(begin)
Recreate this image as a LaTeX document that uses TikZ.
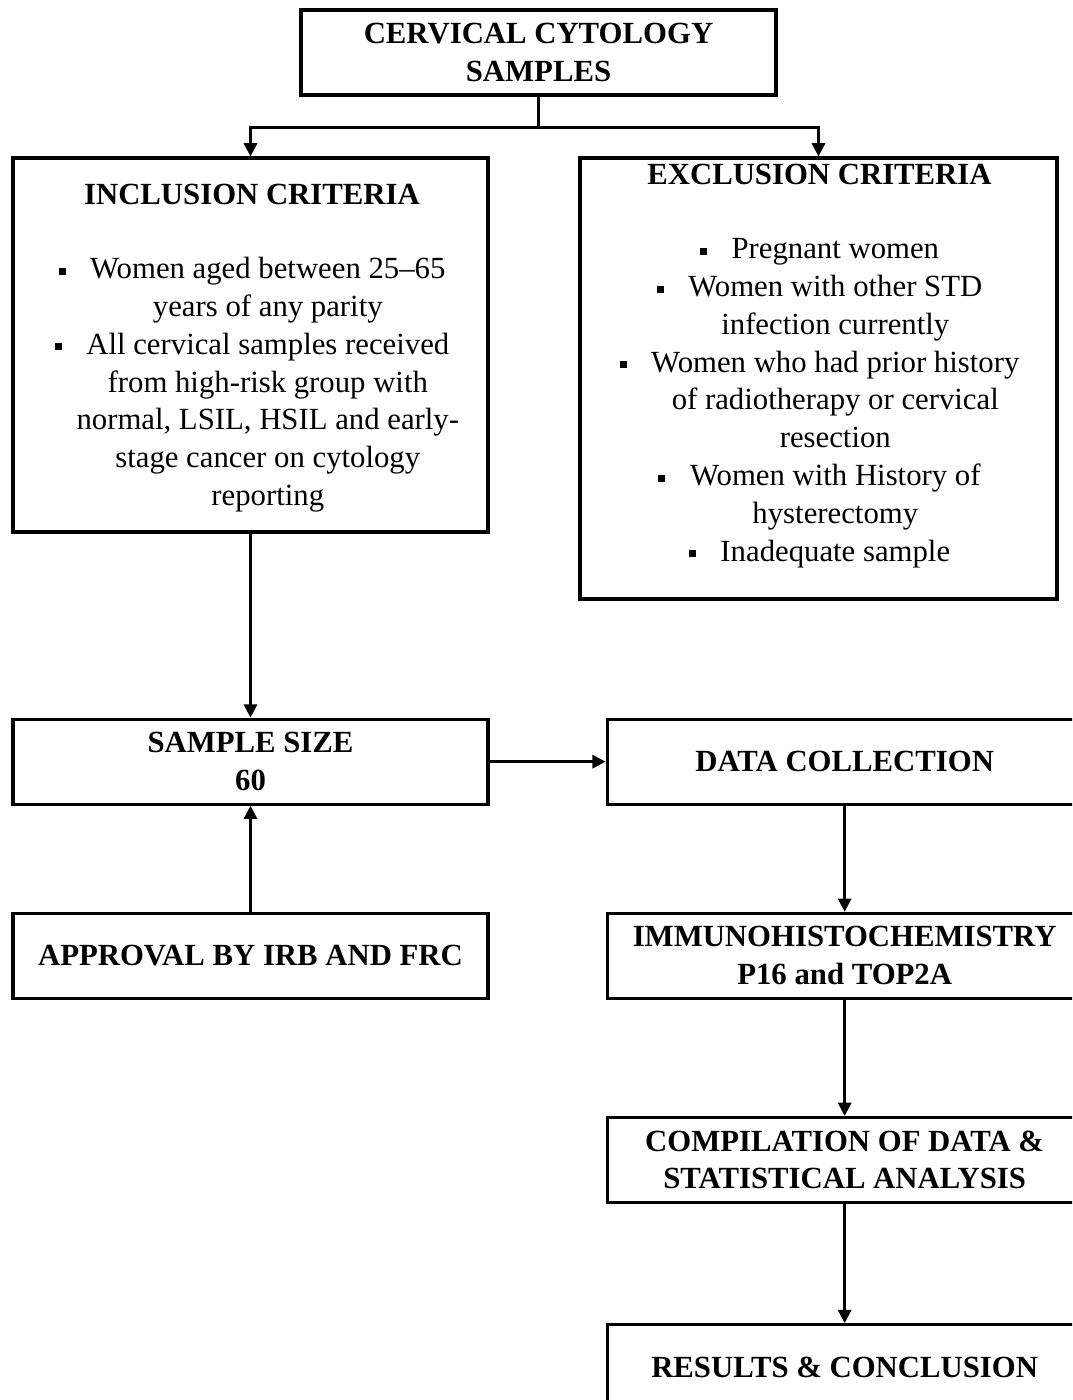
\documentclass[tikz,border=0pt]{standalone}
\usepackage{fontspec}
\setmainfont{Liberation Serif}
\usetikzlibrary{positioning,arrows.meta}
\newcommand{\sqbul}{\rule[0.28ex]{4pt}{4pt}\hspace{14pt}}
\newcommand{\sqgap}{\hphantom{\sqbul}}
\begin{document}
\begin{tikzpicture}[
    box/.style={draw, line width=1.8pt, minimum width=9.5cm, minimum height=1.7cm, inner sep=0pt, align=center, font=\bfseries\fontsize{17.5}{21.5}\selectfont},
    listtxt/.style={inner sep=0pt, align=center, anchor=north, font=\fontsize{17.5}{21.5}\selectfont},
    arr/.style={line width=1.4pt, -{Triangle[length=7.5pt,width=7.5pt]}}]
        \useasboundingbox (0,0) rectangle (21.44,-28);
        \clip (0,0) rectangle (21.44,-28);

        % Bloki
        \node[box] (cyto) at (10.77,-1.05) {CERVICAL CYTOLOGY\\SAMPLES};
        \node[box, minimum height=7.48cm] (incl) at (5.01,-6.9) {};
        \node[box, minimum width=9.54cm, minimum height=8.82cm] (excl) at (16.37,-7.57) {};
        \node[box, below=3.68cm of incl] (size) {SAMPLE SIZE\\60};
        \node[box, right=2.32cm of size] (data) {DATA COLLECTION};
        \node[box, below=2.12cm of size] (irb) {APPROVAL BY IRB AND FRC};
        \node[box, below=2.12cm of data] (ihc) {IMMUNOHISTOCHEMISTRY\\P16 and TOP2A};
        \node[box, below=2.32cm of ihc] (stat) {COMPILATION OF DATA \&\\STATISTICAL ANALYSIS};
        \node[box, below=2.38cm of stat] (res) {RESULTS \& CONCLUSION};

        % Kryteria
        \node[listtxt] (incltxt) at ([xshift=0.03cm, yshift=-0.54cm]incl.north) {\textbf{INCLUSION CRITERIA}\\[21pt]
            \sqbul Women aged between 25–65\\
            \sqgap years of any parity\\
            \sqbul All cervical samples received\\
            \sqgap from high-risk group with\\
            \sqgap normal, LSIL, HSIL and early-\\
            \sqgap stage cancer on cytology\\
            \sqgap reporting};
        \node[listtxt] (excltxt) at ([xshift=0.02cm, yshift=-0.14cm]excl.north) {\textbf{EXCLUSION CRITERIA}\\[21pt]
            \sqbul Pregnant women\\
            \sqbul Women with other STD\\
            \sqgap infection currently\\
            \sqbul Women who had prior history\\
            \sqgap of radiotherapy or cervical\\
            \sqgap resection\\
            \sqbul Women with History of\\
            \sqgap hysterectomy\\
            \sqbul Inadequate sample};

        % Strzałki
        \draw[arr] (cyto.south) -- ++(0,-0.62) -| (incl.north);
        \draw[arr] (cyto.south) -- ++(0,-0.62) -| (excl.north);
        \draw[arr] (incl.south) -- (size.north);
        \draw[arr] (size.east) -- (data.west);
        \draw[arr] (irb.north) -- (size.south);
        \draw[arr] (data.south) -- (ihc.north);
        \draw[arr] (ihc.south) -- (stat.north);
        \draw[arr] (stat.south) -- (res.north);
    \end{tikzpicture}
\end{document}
(end)
◆ Instructions for the task: Exactly as they appear, print the lines of the listing above from its first line through the line that contains "below=2.38cm of stat]", minus the pictures.

◆ Written reply:
Recreate this image as a LaTeX document that uses TikZ.
\documentclass[tikz,border=0pt]{standalone}
\usepackage{fontspec}
\setmainfont{Liberation Serif}
\usetikzlibrary{positioning,arrows.meta}
\newcommand{\sqbul}{\rule[0.28ex]{4pt}{4pt}\hspace{14pt}}
\newcommand{\sqgap}{\hphantom{\sqbul}}
\begin{document}
\begin{tikzpicture}[
    box/.style={draw, line width=1.8pt, minimum width=9.5cm, minimum height=1.7cm, inner sep=0pt, align=center, font=\bfseries\fontsize{17.5}{21.5}\selectfont},
    listtxt/.style={inner sep=0pt, align=center, anchor=north, font=\fontsize{17.5}{21.5}\selectfont},
    arr/.style={line width=1.4pt, -{Triangle[length=7.5pt,width=7.5pt]}}]
        \useasboundingbox (0,0) rectangle (21.44,-28);
        \clip (0,0) rectangle (21.44,-28);

        % Bloki
        \node[box] (cyto) at (10.77,-1.05) {CERVICAL CYTOLOGY\\SAMPLES};
        \node[box, minimum height=7.48cm] (incl) at (5.01,-6.9) {};
        \node[box, minimum width=9.54cm, minimum height=8.82cm] (excl) at (16.37,-7.57) {};
        \node[box, below=3.68cm of incl] (size) {SAMPLE SIZE\\60};
        \node[box, right=2.32cm of size] (data) {DATA COLLECTION};
        \node[box, below=2.12cm of size] (irb) {APPROVAL BY IRB AND FRC};
        \node[box, below=2.12cm of data] (ihc) {IMMUNOHISTOCHEMISTRY\\P16 and TOP2A};
        \node[box, below=2.32cm of ihc] (stat) {COMPILATION OF DATA \&\\STATISTICAL ANALYSIS};
        \node[box, below=2.38cm of stat] (res) {RESULTS \& CONCLUSION};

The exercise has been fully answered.